Truong and five colleagues were arrested at a house in Ho Chi Minh City on Nov. 17 when authorities found them preparing to circulate pamphlets on behalf of Viet Tan, a California-based pro-democracy group that Vietnam considers a terrorist organization.

Viet Tan says it promotes nonviolent political change in Vietnam. The U.S. ambassador to Vietnam has said he’s seen no evidence that the group is engaged in terrorism.

Viet Tan said Wednesday the Vietnamese government released one of the others, French journalist Nguyen Thi Thanh Van, after holding her for 25 days. Nguyen is expected to arrive in Paris on Thursday.

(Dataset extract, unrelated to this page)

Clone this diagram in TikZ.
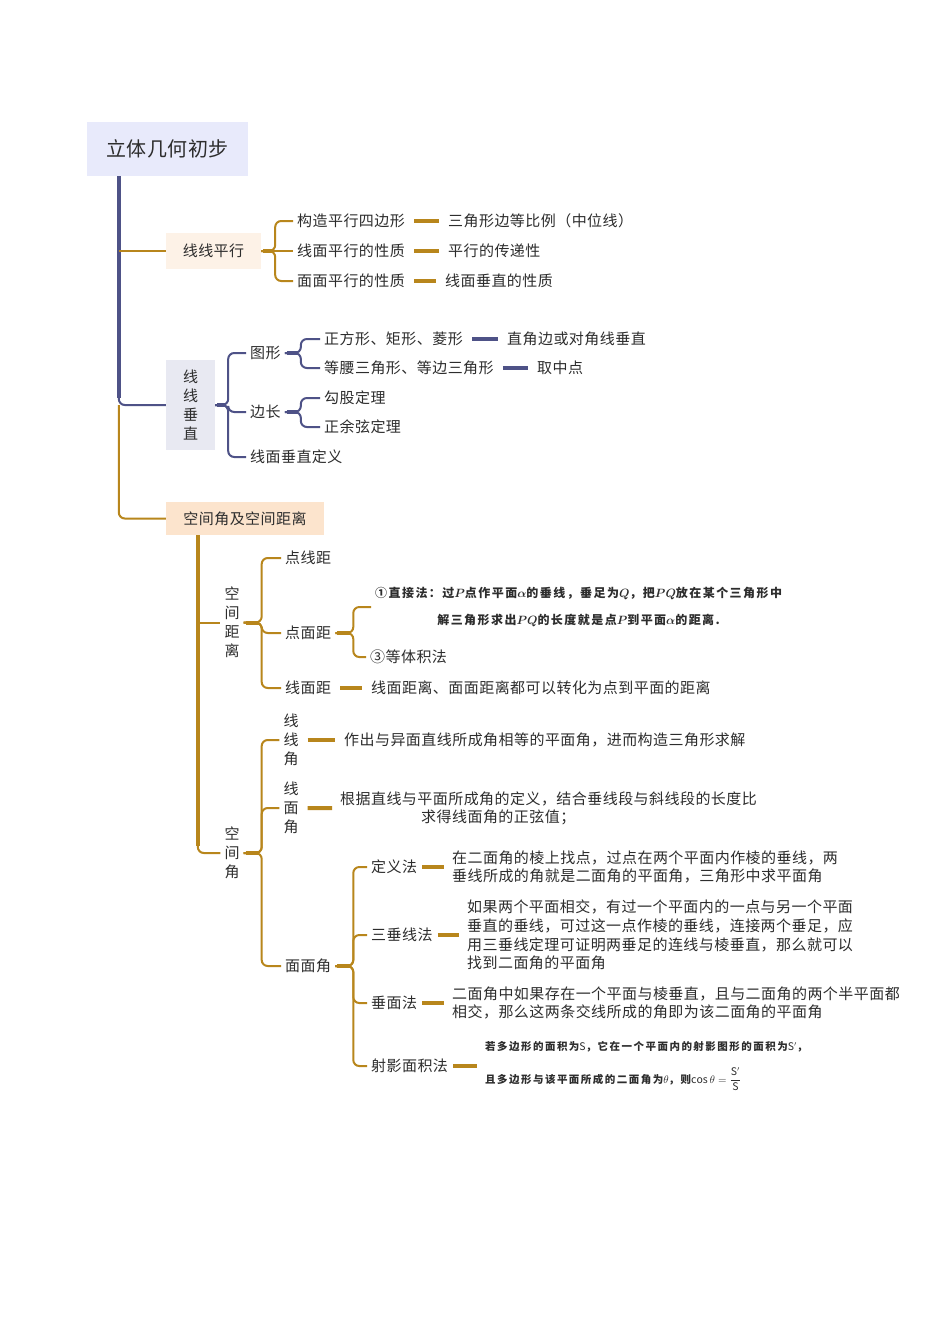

Nguyen Quoc Quan, a mathematician from Sacramento, Calif., has yet to be released. Somsak Khunmi, from Ubon, Thailand, and two Vietnamese citizens, Nguyen The Vu and Nguyen The Khiem, also remained in custody.

Truong said he persevered in prison by exercising and meditating. He also thought of his friends and supporters around the world who he knew would fight to get him out.

A strong belief in his work also gave him strength, he said.

Truong, who has lived in Hawaii for 28 years, said his interrogators pushed him to admit that he was a terrorist. He said he finally signed papers his captors drafted for him, but now disavows them.

“They forced me to sign statements. Therefore I deny anything that I said or signed in prison,” Truong said.

He vowed to continue campaigning for democracy in Vietnam.

“I would like everybody to continue putting pressure on the Hanoi regime to help free my friends, colleagues who are working peacefully to democratize Vietnam,” Truong said.